The only Treaty since 1713, when Spain gave away Gibraltar in perpetuity.
This identifies the Gibraltarian as an international legal identity different from persons of other nationalities residing in Spain and provides a more favourable tax treatment.
The UN decolonization program has always been about the rights of the People, and not uninhabited territories.
On 9th February 1946, in the very first meeting, the General Assembly passed a resolution on non- self-governing People and their political aspirations.
On the 14th of December 1946, in the 64th meeting, resolution 66 recorded that UK had started transmitting 73E information in respect of the non-self-governing People of Gibraltar.
UN recognized our status as a non-self-governing People from day one.
The territory registered then, was the whole of Gibraltar’s 7 km, including the 1 km of our isthmus which Spain claims separately.
The Chagos ruling has made clear the decolonization of an NSGT must apply to the whole of its territory as listed.
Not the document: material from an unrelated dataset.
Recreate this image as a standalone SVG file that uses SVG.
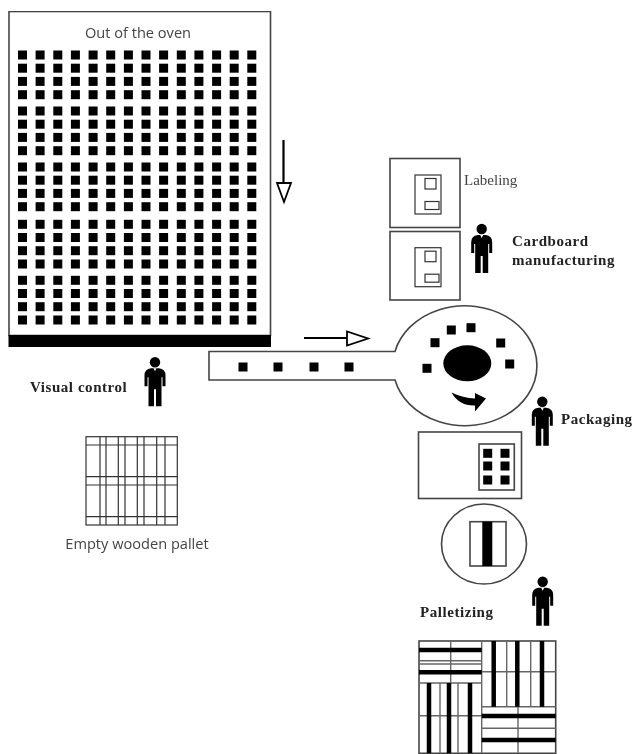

In our case, that includes our isthmus, where we house half our population and assets.
In the case of Mauritius, as far back as 1965, resolution 266 (XX) paragraph 4, reads: “invites, the administering power to take no action which would dismember the territory of Mauritius and violate its territorial integrity”.
This shows the territorial integrity that we’re talking about is Gibraltar’s territorial integrity, not Spain’s.
Members of the committee will know we increased our self-government in 1967, in line with the provisions of resolution 1541(XV) principle 3 and the Charter.
Spain, reacted by imposing a siege on Gibraltar by severing communications by land, sea and air, and even telephones, apparently with the approval of the UN and C24, who never questioned Spain’s manifest breach of chapter 11.
In 1972 UK with Gibraltar negotiated EU membership.
Gibraltar was given special treatment by its European partners to compensate for the isolation created by Spain.
Spain’s hostility was put down to the fact that it was ruled by a fascist dictator.
Be that as it may, when the dictator died, the democratically elected Government which followed criticized his actions but demanded concessions for the removal of the blockade.
The point of bringing this to your attention Madam Chair is so that C24 understands the issues as they happened and not as they are misinterpreted by Spain.
Democratic Spain defends at the UN the 1960s policy of fascist Spain and uses the same arguments.
They say Gibraltar has no territorial waters, no aviation rights and no right to its isthmus which joins our two countries.
Well, in 1973, our territorial waters, airspace and isthmus became EU territory and Spain was not in the EU.
When we left Brexit, we took with us our territorial waters, our air space and isthmus, which ceased to be EU.
We now have a border with the EU, which happens to be the dividing line demarcating the end of Spain and the beginning of Gibraltar.
This is the International Law that Spain refuses to accept because it seems that their mind-set is still in the world of 1704.
In the meetings that Spain has held with UK during the last 61 years there has been one element which defies all logic.
Every time Spain has made a proposal on transfer of sovereignty it has promised that it would retain the then existing level of self-government in the resultant decolonization.
So Madam Chair, perhaps your committee can explain how it is that we are a listed Colony if the sovereignty is held by UK and we are decolonized and delisted under an identical constitutional relationship, if under the sovereignty of Spain.
Our answer to Spain’s claims, has been the same from day one.
Not one inch, not one grain of sand of our beaches, none of our airspace or our territorial waters are we prepared to give away, dilute or barter.
We will fight to the death in the defence of our country and preserve it for future generations of Gibraltarians.
This is our policy today.
That was our policy when we started.
That will be the policy for the future.
Until we achieve our goal of decolonization and international recognition, of our right, to our land. We are the Gibraltarians, and the Rock is ours!